(Reuters) -A derivatives committee ruled on Monday that a bankruptcy credit event had not occurred in relation to Credit Suisse, quashing investors’ efforts to trigger a payout on credit insurance linked to the Swiss lender.
“The DC determined that a Bankruptcy Credit Event had not occurred,” the EMEA Credit Derivatives Determination Committee (CDDC) said in a statement on its website.
The Swiss bank in March was taken over by UBS in a state-assisted deal that wiped out holders of Credit Suisse’s $17 billion in Additional Tier 1 (AT1) debt, upending a long-established practice of giving bondholders priority over shareholders in a debt recovery.
The ruling was a response to an investor question about senior and subordinated bonds with respect to Standard European Corporate, Standard European Financial Corporate and Standard European Contingent Convertible (CoCo) Financial Corporate Transaction Types, the committee added.
The DC reviewed the public information submitted with the question and decided that such information did not confirm that a Credit Event had occurred, the committee said.
Credit Suisse was not part of the convened committee regarding the question that was posed to the committee as the bank abstained under the committee’s rules.
Investors tried last week to secure a payout on the credit default swaps (CDS) linked to Credit Suisse debt by seeking a ruling on whether a so-called government intervention credit event had occurred.

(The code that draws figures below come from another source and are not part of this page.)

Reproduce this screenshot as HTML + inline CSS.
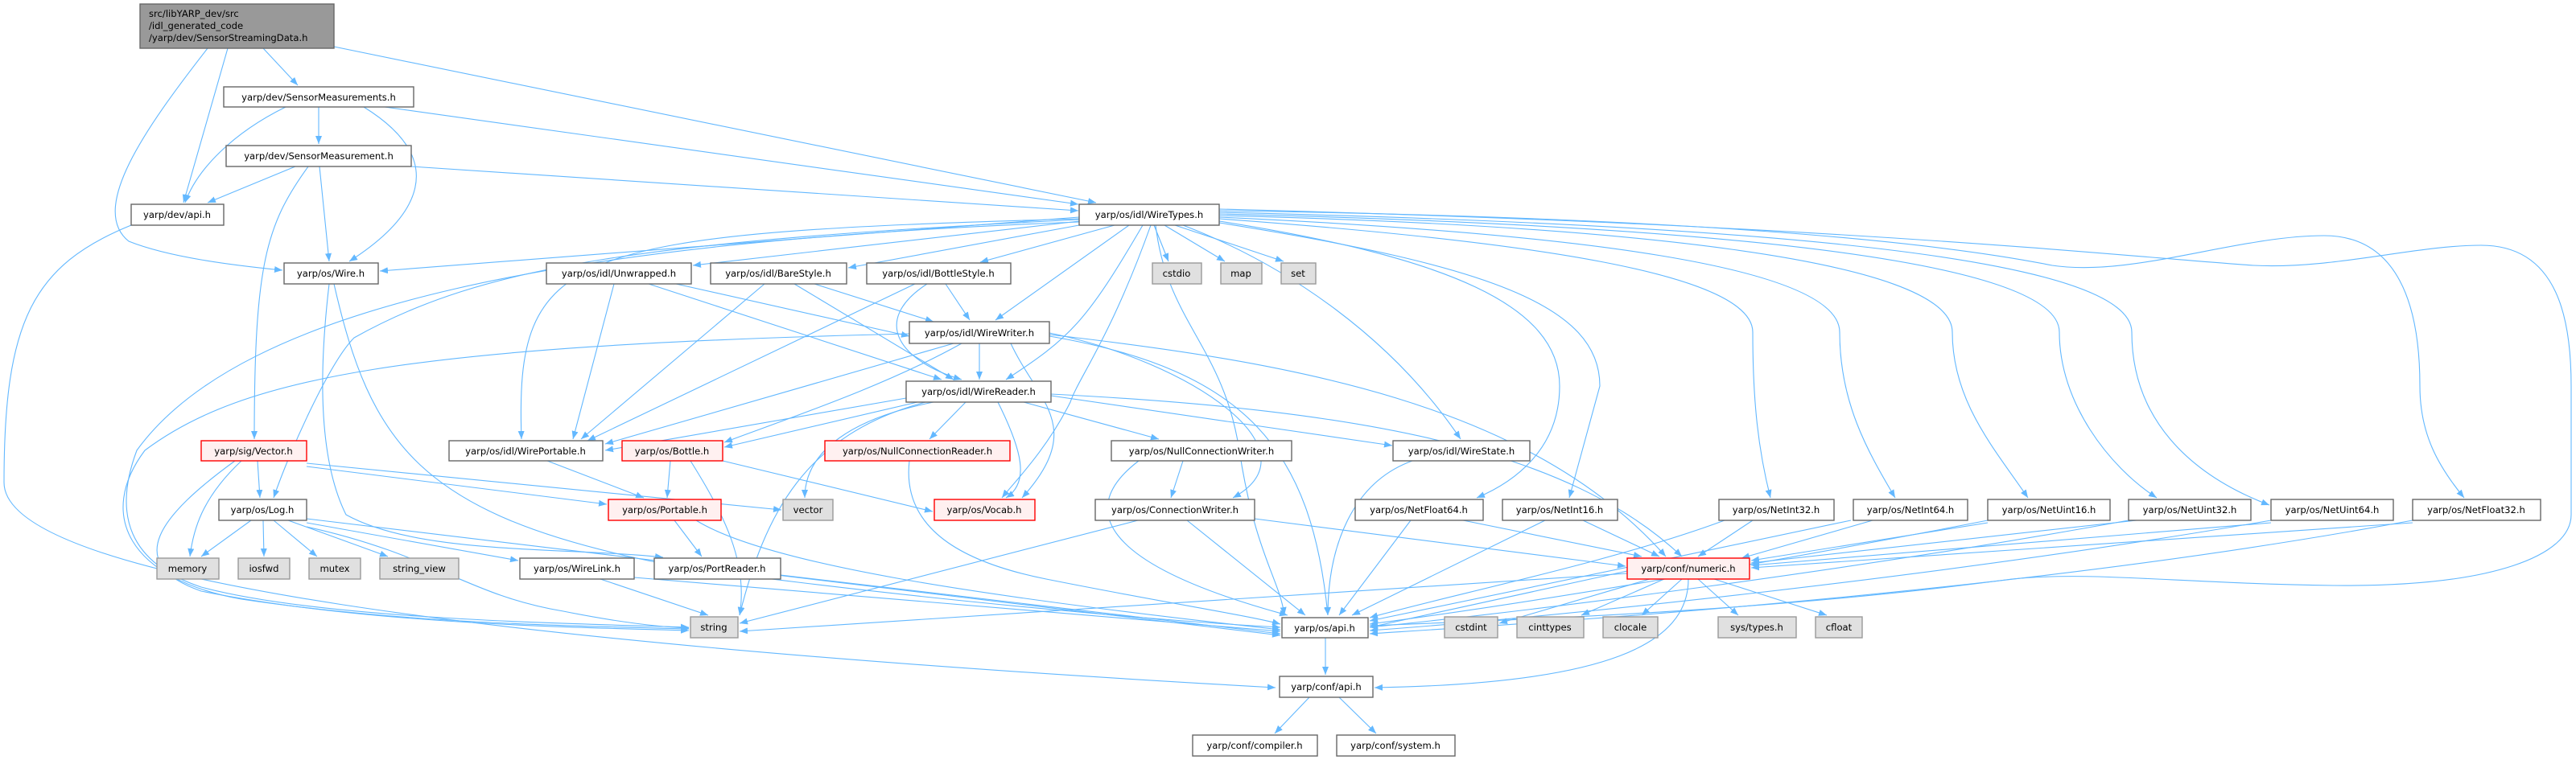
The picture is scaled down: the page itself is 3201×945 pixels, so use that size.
<!DOCTYPE html>
<html><head><meta charset="utf-8">
<style>
html,body{margin:0;padding:0;background:#fff;}
svg{display:block;}
text{font-family:"DejaVu Sans","Liberation Sans",sans-serif;font-size:11.6px;fill:#000;}
.n{fill:#fff;stroke:#666;stroke-width:1.4;}
.g{fill:#e0e0e0;stroke:#999;stroke-width:1.4;}
.r{fill:#fff0f0;stroke:#f00;stroke-width:1.4;}
.m{fill:#999;stroke:#666;stroke-width:1.4;}
path{fill:none;stroke:#63b8ff;stroke-width:1.1;marker-end:url(#a);}
</style></head><body>
<svg width="3201" height="945" viewBox="0 0 3201 945" xmlns="http://www.w3.org/2000/svg">
<defs><marker id="a" markerUnits="userSpaceOnUse" markerWidth="12" markerHeight="10" refX="10" refY="4" orient="auto"><polygon points="0,0 10,4 0,8" fill="#63b8ff"/></marker></defs>
<!-- edges -->
<g>
<!-- main -->
<path d="M327,60 L370,106"/>
<path d="M283,60 L228,252"/>
<path d="M258,60 C180,160 110,260 160,300 C210,320 290,330 351,336"/>
<path d="M415,58 L1362,252"/>
<!-- SensorMeasurements -->
<path d="M355,133 C290,165 245,210 230,252"/>
<path d="M396,133 L396,179"/>
<path d="M452,133 C560,200 520,270 434,325"/>
<path d="M478,133 L1340,254"/>
<!-- SensorMeasurement -->
<path d="M367,207 L258,252"/>
<path d="M383,207 C330,280 316,330 316,546"/>
<path d="M397,207 L409,325"/>
<path d="M511,207 L1340,262"/>
<!-- dev/api -->
<path d="M163,280 C40,330 5,400 5,600 C5,720 600,800 1585,855"/>
<!-- Wire.h -->
<path d="M409,353 C400,430 390,560 430,640 C520,690 700,680 824,693"/>
<path d="M415,353 C460,550 520,640 820,700 C1000,730 1400,770 1591,780"/>
<!-- WireTypes -->
<path d="M1341,270 L472,337"/>
<path d="M1341,275 L861,330"/>
<path d="M1341,280 L1054,333"/>
<path d="M1385,280 L1218,326"/>
<path d="M1434,280 L1452,325"/>
<path d="M1447,280 L1522,325"/>
<path d="M1460,280 L1595,325"/>
<path d="M1403,280 L1237,398"/>
<path d="M1420,280 C1350,400 1330,420 1250,472"/>
<path d="M1341,272 C700,290 640,310 648,546"/>
<path d="M1341,273 C800,300 600,330 440,420 C410,450 360,560 340,619"/>
<path d="M1341,276 C700,300 300,380 170,560 C140,640 160,700 250,730 C400,770 700,775 856,780"/>
<path d="M1430,280 C1380,420 1340,470 1330,500 C1300,560 1260,600 1245,619"/>
<path d="M1436,280 C1450,400 1520,430 1540,560 C1560,690 1590,720 1596,765"/>
<path d="M1470,280 C1600,330 1730,420 1815,546"/>
<path d="M1515,275 C1800,320 1938,380 1938,480 C1938,560 1880,600 1835,619"/>
<path d="M1515,277 C1850,330 1988,380 1988,480 L1950,619"/>
<path d="M1515,272 C1900,300 2178,340 2178,413 C2178,500 2185,560 2200,619"/>
<path d="M1515,270 C1950,290 2286,330 2286,413 C2286,500 2320,560 2355,619"/>
<path d="M1515,268 C2000,280 2426,320 2426,413 C2426,500 2480,560 2520,619"/>
<path d="M1515,266 C2100,280 2559,320 2559,413 C2559,500 2620,580 2680,619"/>
<path d="M1515,264 C2200,280 2649,320 2649,413 C2649,520 2720,590 2820,628"/>
<path d="M1515,262 C2100,270 2400,300 2550,330 C2650,345 2780,293 2888,293 C2980,293 3007,380 3007,480 C3007,540 3030,580 3062,619"/>
<path d="M1515,260 C2300,280 2650,320 2800,330 C2900,335 3000,305 3083,305 C3180,305 3195,400 3195,480 L3195,640 C3195,690 3100,730 2900,728 C2700,725 2600,710 2500,720 C2200,760 1900,770 1702,778"/>
<!-- Unwrapped / BareStyle / BottleStyle -->
<path d="M763,353 L712,546"/>
<path d="M806,353 L1170,472"/>
<path d="M840,353 L1130,418"/>
<path d="M950,353 L722,546"/>
<path d="M987,353 L1185,472"/>
<path d="M1012,353 L1160,400"/>
<path d="M1137,353 L730,548"/>
<path d="M1152,353 C1080,400 1120,450 1195,472"/>
<path d="M1175,353 L1205,398"/>
<!-- WireWriter -->
<path d="M1217,427 L1217,472"/>
<path d="M1185,427 L752,552"/>
<path d="M1195,427 C1100,480 980,520 900,550"/>
<path d="M1130,415 C500,430 300,470 180,560 C120,640 160,720 300,745 C500,775 700,778 856,782"/>
<path d="M1256,427 C1290,500 1350,530 1270,619"/>
<path d="M1304,414 C1480,450 1640,560 1532,619"/>
<path d="M1304,418 C1550,460 1630,560 1650,765"/>
<path d="M1304,416 C1600,450 1900,500 2070,692"/>
<!-- WireReader -->
<path d="M1200,500 L1155,546"/>
<path d="M1240,500 C1270,560 1280,600 1250,619"/>
<path d="M1272,500 L1440,546"/>
<path d="M1306,492 L1730,554"/>
<path d="M1306,490 C1700,510 1950,560 2090,692"/>
<path d="M1126,495 L752,560"/>
<path d="M1140,500 L900,556"/>
<path d="M1160,500 C1060,520 1000,560 1000,619"/>
<path d="M1150,500 C1000,540 950,640 919,765"/>
<!-- level 548 -->
<path d="M320,573 L323,619"/>
<path d="M300,573 C250,620 240,660 236,692"/>
<path d="M292,573 C200,640 150,700 250,735 C450,775 700,780 856,784"/>
<path d="M381,580 L754,627"/>
<path d="M381,576 L971,634"/>
<path d="M680,573 L800,619"/>
<path d="M833,573 L829,619"/>
<path d="M858,573 C900,640 930,700 919,765"/>
<path d="M898,573 L1159,636"/>
<path d="M1130,573 C1120,660 1200,700 1300,720 C1450,750 1550,765 1591,776"/>
<path d="M1470,573 L1455,619"/>
<path d="M1415,573 C1340,630 1360,700 1600,765"/>
<path d="M1755,573 C1680,600 1650,680 1650,765"/>
<!-- Log -->
<path d="M312,647 L250,692"/>
<path d="M327,647 L328,692"/>
<path d="M340,647 L394,692"/>
<path d="M358,647 L482,692"/>
<path d="M381,650 L644,697"/>
<path d="M381,655 C540,690 580,740 700,760 C780,776 830,780 856,781"/>
<path d="M381,645 L1591,790"/>
<!-- Portable -->
<path d="M838,647 L872,692"/>
<path d="M865,647 C950,700 1200,740 1591,783"/>
<!-- ConnectionWriter -->
<path d="M1414,647 L919,775"/>
<path d="M1475,647 L1622,765"/>
<path d="M1559,645 L2020,704"/>
<!-- Net* -->
<path d="M1753,647 L1664,765"/>
<path d="M1818,647 L2040,692"/>
<path d="M1920,647 L1680,765"/>
<path d="M1967,647 L2062,692"/>
<path d="M2143,647 C2000,700 1800,740 1702,768"/>
<path d="M2178,647 L2110,692"/>
<path d="M2300,647 C2100,690 1850,740 1702,772"/>
<path d="M2327,647 L2164,694"/>
<path d="M2470,647 C2200,700 1900,750 1702,776"/>
<path d="M2470,650 L2176,697"/>
<path d="M2645,647 C2300,710 1900,760 1702,780"/>
<path d="M2655,647 L2176,700"/>
<path d="M2822,647 C2400,720 1900,770 1702,784"/>
<path d="M2822,650 L2176,703"/>
<path d="M2998,647 C2500,740 1900,775 1702,788"/>
<path d="M2998,650 L2176,706"/>
<!-- WireLink / PortReader -->
<path d="M746,720 L880,765"/>
<path d="M788,718 L1591,785"/>
<path d="M970,715 L1591,788"/>
<!-- numeric -->
<path d="M2022,710 L1702,780"/>
<path d="M2022,713 L919,785"/>
<path d="M2050,720 L1863,775"/>
<path d="M2068,720 L1965,765"/>
<path d="M2090,720 L2040,765"/>
<path d="M2110,720 L2160,765"/>
<path d="M2130,720 L2270,765"/>
<path d="M2098,720 C2098,800 2000,850 1708,855"/>
<!-- api -->
<path d="M1647,793 L1647,839"/>
<path d="M1627,867 L1584,912"/>
<path d="M1664,867 L1710,912"/>
</g>
<!-- nodes -->
<g>
<rect class="m" x="174" y="5" width="241" height="55"/>
<text x="185" y="21">src/libYARP_dev/src</text><text x="185" y="36">/idl_generated_code</text><text x="185" y="51">/yarp/dev/SensorStreamingData.h</text>
<rect class="n" x="278" y="108" width="236" height="25"/><text x="396" y="125" text-anchor="middle">yarp/dev/SensorMeasurements.h</text>
<rect class="n" x="281" y="181" width="230" height="26"/><text x="396" y="198" text-anchor="middle">yarp/dev/SensorMeasurement.h</text>
<rect class="n" x="163" y="254" width="115" height="26"/><text x="220" y="271" text-anchor="middle">yarp/dev/api.h</text>
<rect class="n" x="1341" y="254" width="174" height="26"/><text x="1428" y="271" text-anchor="middle">yarp/os/idl/WireTypes.h</text>
<rect class="n" x="353" y="327" width="117" height="26"/><text x="411" y="344" text-anchor="middle">yarp/os/Wire.h</text>
<rect class="n" x="679" y="327" width="180" height="26"/><text x="769" y="344" text-anchor="middle">yarp/os/idl/Unwrapped.h</text>
<rect class="n" x="883" y="327" width="169" height="26"/><text x="967" y="344" text-anchor="middle">yarp/os/idl/BareStyle.h</text>
<rect class="n" x="1077" y="327" width="179" height="26"/><text x="1166" y="344" text-anchor="middle">yarp/os/idl/BottleStyle.h</text>
<rect class="g" x="1432" y="327" width="61" height="26"/><text x="1462" y="344" text-anchor="middle">cstdio</text>
<rect class="g" x="1517" y="327" width="51" height="26"/><text x="1542" y="344" text-anchor="middle">map</text>
<rect class="g" x="1592" y="327" width="43" height="26"/><text x="1613" y="344" text-anchor="middle">set</text>
<rect class="n" x="1130" y="400" width="174" height="27"/><text x="1217" y="418" text-anchor="middle">yarp/os/idl/WireWriter.h</text>
<rect class="n" x="1126" y="474" width="180" height="26"/><text x="1216" y="491" text-anchor="middle">yarp/os/idl/WireReader.h</text>
<rect class="r" x="250" y="548" width="131" height="25"/><text x="315" y="565" text-anchor="middle">yarp/sig/Vector.h</text>
<rect class="n" x="558" y="548" width="191" height="25"/><text x="653" y="565" text-anchor="middle">yarp/os/idl/WirePortable.h</text>
<rect class="r" x="773" y="548" width="125" height="25"/><text x="835" y="565" text-anchor="middle">yarp/os/Bottle.h</text>
<rect class="r" x="1025" y="548" width="230" height="25"/><text x="1140" y="565" text-anchor="middle">yarp/os/NullConnectionReader.h</text>
<rect class="n" x="1381" y="548" width="224" height="25"/><text x="1493" y="565" text-anchor="middle">yarp/os/NullConnectionWriter.h</text>
<rect class="n" x="1731" y="548" width="170" height="25"/><text x="1816" y="565" text-anchor="middle">yarp/os/idl/WireState.h</text>
<rect class="n" x="272" y="621" width="109" height="26"/><text x="326" y="638" text-anchor="middle">yarp/os/Log.h</text>
<rect class="r" x="756" y="621" width="140" height="26"/><text x="826" y="638" text-anchor="middle">yarp/os/Portable.h</text>
<rect class="g" x="973" y="621" width="62" height="26"/><text x="1004" y="638" text-anchor="middle">vector</text>
<rect class="r" x="1161" y="621" width="125" height="26"/><text x="1223" y="638" text-anchor="middle">yarp/os/Vocab.h</text>
<rect class="n" x="1361" y="621" width="198" height="26"/><text x="1460" y="638" text-anchor="middle">yarp/os/ConnectionWriter.h</text>
<rect class="n" x="1684" y="621" width="159" height="26"/><text x="1763" y="638" text-anchor="middle">yarp/os/NetFloat64.h</text>
<rect class="n" x="1867" y="621" width="143" height="26"/><text x="1938" y="638" text-anchor="middle">yarp/os/NetInt16.h</text>
<rect class="n" x="2136" y="621" width="143" height="26"/><text x="2207" y="638" text-anchor="middle">yarp/os/NetInt32.h</text>
<rect class="n" x="2303" y="621" width="142" height="26"/><text x="2374" y="638" text-anchor="middle">yarp/os/NetInt64.h</text>
<rect class="n" x="2470" y="621" width="152" height="26"/><text x="2546" y="638" text-anchor="middle">yarp/os/NetUint16.h</text>
<rect class="n" x="2645" y="621" width="152" height="26"/><text x="2721" y="638" text-anchor="middle">yarp/os/NetUint32.h</text>
<rect class="n" x="2822" y="621" width="152" height="26"/><text x="2898" y="638" text-anchor="middle">yarp/os/NetUint64.h</text>
<rect class="n" x="2998" y="621" width="159" height="26"/><text x="3077" y="638" text-anchor="middle">yarp/os/NetFloat32.h</text>
<rect class="g" x="195" y="694" width="77" height="26"/><text x="233" y="711" text-anchor="middle">memory</text>
<rect class="g" x="296" y="694" width="64" height="26"/><text x="328" y="711" text-anchor="middle">iosfwd</text>
<rect class="g" x="384" y="694" width="64" height="26"/><text x="416" y="711" text-anchor="middle">mutex</text>
<rect class="g" x="472" y="694" width="98" height="26"/><text x="521" y="711" text-anchor="middle">string_view</text>
<rect class="n" x="646" y="694" width="142" height="26"/><text x="717" y="711" text-anchor="middle">yarp/os/WireLink.h</text>
<rect class="n" x="813" y="694" width="157" height="26"/><text x="891" y="711" text-anchor="middle">yarp/os/PortReader.h</text>
<rect class="r" x="2022" y="694" width="152" height="26"/><text x="2098" y="711" text-anchor="middle">yarp/conf/numeric.h</text>
<rect class="g" x="858" y="767" width="59" height="26"/><text x="887" y="784" text-anchor="middle">string</text>
<rect class="n" x="1593" y="768" width="107" height="25"/><text x="1646" y="785" text-anchor="middle">yarp/os/api.h</text>
<rect class="g" x="1795" y="767" width="66" height="26"/><text x="1828" y="784" text-anchor="middle">cstdint</text>
<rect class="g" x="1885" y="767" width="83" height="26"/><text x="1926" y="784" text-anchor="middle">cinttypes</text>
<rect class="g" x="1992" y="767" width="68" height="26"/><text x="2026" y="784" text-anchor="middle">clocale</text>
<rect class="g" x="2135" y="767" width="97" height="26"/><text x="2183" y="784" text-anchor="middle">sys/types.h</text>
<rect class="g" x="2256" y="767" width="58" height="26"/><text x="2285" y="784" text-anchor="middle">cfloat</text>
<rect class="n" x="1590" y="841" width="116" height="26"/><text x="1648" y="858" text-anchor="middle">yarp/conf/api.h</text>
<rect class="n" x="1482" y="914" width="155" height="26"/><text x="1559" y="931" text-anchor="middle">yarp/conf/compiler.h</text>
<rect class="n" x="1661" y="914" width="147" height="26"/><text x="1734" y="931" text-anchor="middle">yarp/conf/system.h</text>
</g>
</svg>
</body></html>
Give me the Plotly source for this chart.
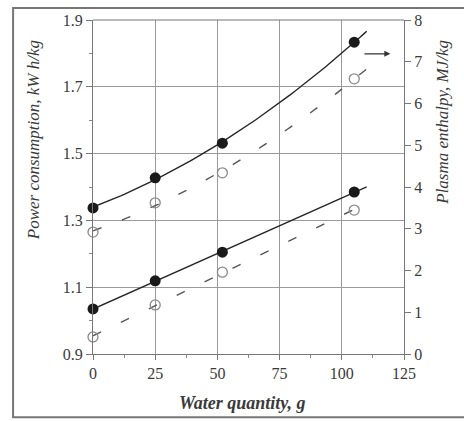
import numpy as np
import plotly.graph_objects as go

# Data
water_g = [0, 25, 52, 105]
# Plasma enthalpy (right axis), MJ/kg
enthalpy_filled = [3.50, 4.22, 5.05, 7.47]
enthalpy_open = [2.92, 3.62, 4.34, 6.59]
# Power consumption (left axis), kW h/kg
power_filled = [1.035, 1.119, 1.205, 1.385]
power_open = [0.951, 1.047, 1.145, 1.331]

x_ticks = [0, 25, 50, 75, 100, 125]
y_left_ticks = [0.9, 1.1, 1.3, 1.5, 1.7, 1.9]
y_right_ticks = [0, 1, 2, 3, 4, 5, 6, 7, 8]
fit_x_max = 110

font_serif = "Liberation Serif, Times New Roman, serif"
line_col = "#262626"
grid_col = "#9a9a9a"

xs = np.linspace(0, fit_x_max, 80)


def fit(y, deg=2):
    c = np.polyfit(water_g, y, deg)
    return np.polyval(c, xs)


fig = go.Figure()

# fitted lines
fig.add_trace(go.Scatter(x=xs, y=fit(enthalpy_filled), yaxis="y2", mode="lines",
                         line=dict(color=line_col, width=1.4), hoverinfo="skip"))
fig.add_trace(go.Scatter(x=xs, y=fit(enthalpy_open), yaxis="y2", mode="lines",
                         line=dict(color="#555", width=1.4, dash="9px,22px"), hoverinfo="skip"))
fig.add_trace(go.Scatter(x=xs, y=fit(power_filled, 1), mode="lines",
                         line=dict(color=line_col, width=1.4), hoverinfo="skip"))
fig.add_trace(go.Scatter(x=xs, y=fit(power_open, 1), mode="lines",
                         line=dict(color="#555", width=1.4, dash="9px,22px"), hoverinfo="skip"))

# markers
fig.add_trace(go.Scatter(x=water_g, y=enthalpy_open, yaxis="y2", mode="markers", cliponaxis=False,
                         marker=dict(symbol="circle-open", size=10, color="#8a8a8a", line=dict(width=1.3))))
fig.add_trace(go.Scatter(x=water_g, y=enthalpy_filled, yaxis="y2", mode="markers", cliponaxis=False,
                         marker=dict(symbol="circle", size=11, color="#1a1a1a")))
fig.add_trace(go.Scatter(x=water_g, y=power_open, mode="markers", cliponaxis=False,
                         marker=dict(symbol="circle-open", size=10, color="#8a8a8a", line=dict(width=1.3))))
fig.add_trace(go.Scatter(x=water_g, y=power_filled, mode="markers", cliponaxis=False,
                         marker=dict(symbol="circle", size=11, color="#1a1a1a")))

tickfont = dict(family=font_serif, size=16, color="#3a3a3a")
titlefont = dict(family=font_serif, size=17, color="#3a3a3a", style="italic")

fig.update_layout(
    width=464, height=421,
    margin=dict(l=93, r=60, t=20, b=67, autoexpand=False),
    paper_bgcolor="white", plot_bgcolor="white",
    showlegend=False,
    xaxis=dict(range=[0, 125], tickvals=x_ticks, showgrid=True, gridcolor=grid_col, gridwidth=1,
               zeroline=False, showline=True, linecolor="#777", linewidth=1, mirror=False,
               automargin=False,
               ticks="outside", ticklen=5, tickcolor="#777", tickfont=tickfont,
               minor=dict(dtick=12.5, ticks="outside", ticklen=3, tickcolor="#888", showgrid=False)),
    yaxis=dict(range=[0.9, 1.9], tickvals=y_left_ticks, tickformat=".1f", showgrid=True,
               gridcolor=grid_col, automargin=False,
               gridwidth=1, zeroline=False, showline=True, linecolor="#777", linewidth=1,
               ticks="outside", ticklen=6, tickcolor="#777", tickfont=tickfont,
               minor=dict(dtick=0.1, tick0=0.9, ticks="outside", ticklen=3, tickcolor="#888",
                          showgrid=False)),
    yaxis2=dict(range=[0, 8], tickvals=y_right_ticks, overlaying="y", side="right", showgrid=False,
                zeroline=False, automargin=False,
                showline=True, linecolor="#777", linewidth=1, ticks="outside", ticklen=6,
                tickcolor="#777", tickfont=tickfont),
    annotations=[
        dict(text="Power consumption, kW h/kg", xref="paper", yref="paper", x=-0.193, y=0.64,
             textangle=-90, showarrow=False, font=titlefont, xanchor="center", yanchor="middle"),
        dict(text="Plasma enthalpy, MJ/kg", xref="paper", yref="paper", x=1.125, y=0.695,
             textangle=-90, showarrow=False, font=titlefont, xanchor="center", yanchor="middle"),
        dict(text="<b>Water quantity, g</b>", xref="paper", yref="paper", x=0.48, y=-0.147,
             showarrow=False, font=dict(family=font_serif, size=18, color="#3a3a3a", style="italic"),
             xanchor="center", yanchor="middle"),
        dict(text="", x=119.5, y=7.19, xref="x", yref="y2", ax=108.5, ay=7.19, axref="x", ayref="y2",
             showarrow=True, arrowhead=2, arrowsize=1, arrowwidth=1.2, arrowcolor="#333"),
    ],
    shapes=[
        dict(type="rect", xref="paper", yref="paper", x0=-0.257, x1=1.25, y0=-0.189, y1=1.036,
             line=dict(color="#777", width=2), fillcolor="rgba(0,0,0,0)", layer="above"),
        dict(type="line", xref="paper", yref="paper", x0=0, x1=1, y0=1, y1=1,
             line=dict(color="#777", width=1)),
    ],
)

fig.write_html("out.html", config={"displayModeBar": False},
               post_script="document.body.style.margin='0';document.body.style.overflow='hidden';")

However, the committee decided this was not the case last Wednesday.
A payout on the instrument that insures investor’s exposure against default of a company or country only triggers if the committee rules that a credit event has happened.
Hundreds of lawsuits have been filed over terms of the emergency deal to save Credit Suisse, which was hammered out over a March weekend amid turmoil in the global banking sector.
The amount of gross notional outstanding CDS linked to Credit Suisse bonds stood at more than $19 billion in March, according to Depository Trust & Clearing Corporation data. The DTCC provided no details of what seniority of bonds the CDS contracts were written against.